Analog v Digital

JTB: Mindful, I use typewriters now for initial drafts and personal correspondence. For clean, corrected copy I use a computer. But the computer isn't for creative efforts, just finishing.

Reminds me of doing artwork. I've never acquired an art-input tablet - I hear some can be very good, but it's hard to imagine having the kind of control I get with brush and ink. All my computer art has been either scanned in, or drawn with a mouse - difficult, but I do what I can with what I've got.

I could see using a typewriter for creativity, I suppose, if I could scan it in and OCR. Otherwise, re-typing? No, thanks.

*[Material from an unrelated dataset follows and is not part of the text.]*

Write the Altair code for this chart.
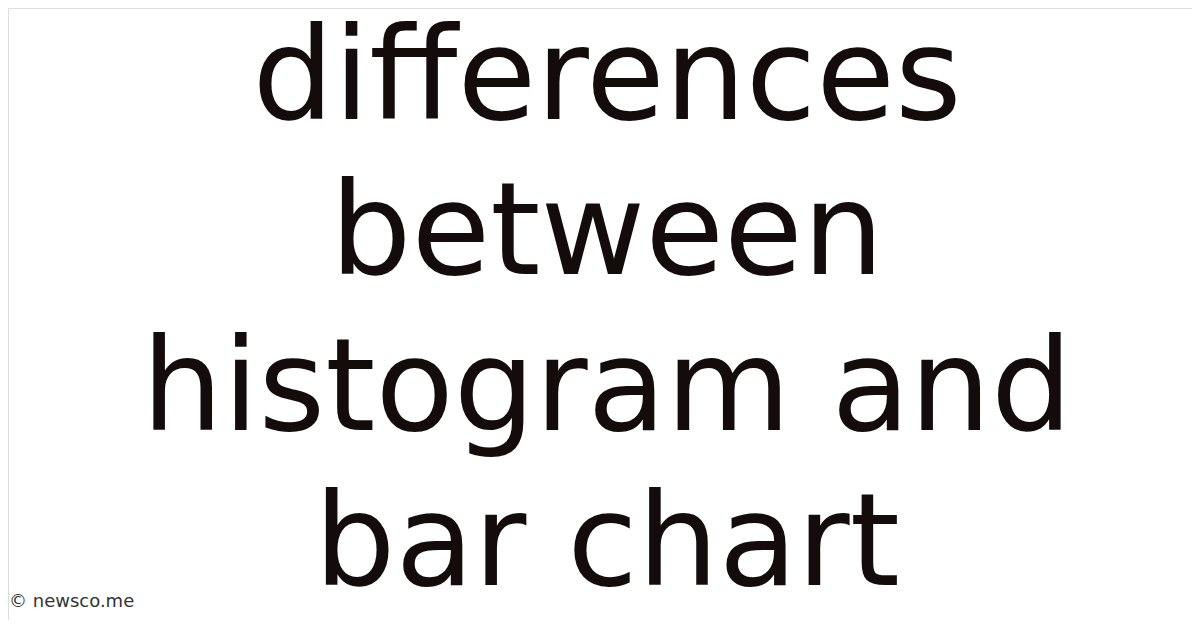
import altair as alt
import pandas as pd

lines = ["differences", "between", "histogram and", "bar chart"]
line_index = [0, 1, 2, 3]
footer = ["© newsco.me"]

df = pd.DataFrame({"text": lines, "idx": line_index})
foot = pd.DataFrame({"text": footer})

main = alt.Chart(df).mark_text(
    font="DejaVu Sans", fontSize=128, color="#140b0b",
    align="center", baseline="alphabetic"
).encode(
    x=alt.value(599),
    y=alt.Y("idx:Q", scale=alt.Scale(domain=[0, 3], range=[111, 577]), axis=None),
    text="text:N",
)

credit = alt.Chart(foot).mark_text(
    font="DejaVu Sans", fontSize=18, color="#333333",
    align="left", baseline="alphabetic"
).encode(
    x=alt.value(1),
    y=alt.value(599),
    text="text:N",
)

chart = alt.layer(main, credit).properties(
    width=1184, height=612, padding=0,
    autosize=alt.AutoSizeParams(type="none"),
).configure_view(strokeWidth=0, stroke="transparent").configure(background="white")

chart.save("out.html", embed_options={"renderer": "svg", "actions": False})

(Just typing this comment, I accidentally hit the right key combo to go back a page, and when I went forward, everything I'd typed was gone. That's the browser, not the computer per se, but still, the "joys" of digital erasure. Ugh.)

HH: ...wasn't the Qwerty setup designed to slow down typing? To prevent key jamming?

So I've read.

One thing nice about digital: back on my first computer, I did, briefly, try out the Dvorak keyboard layout, and while I never got as fast on it as I am on qwerty, I could see that it could be faster with practice. If they made a keyboard where the characters on the keys could be reset...

Like I don't make enough mistakes from fast typing on qwerty!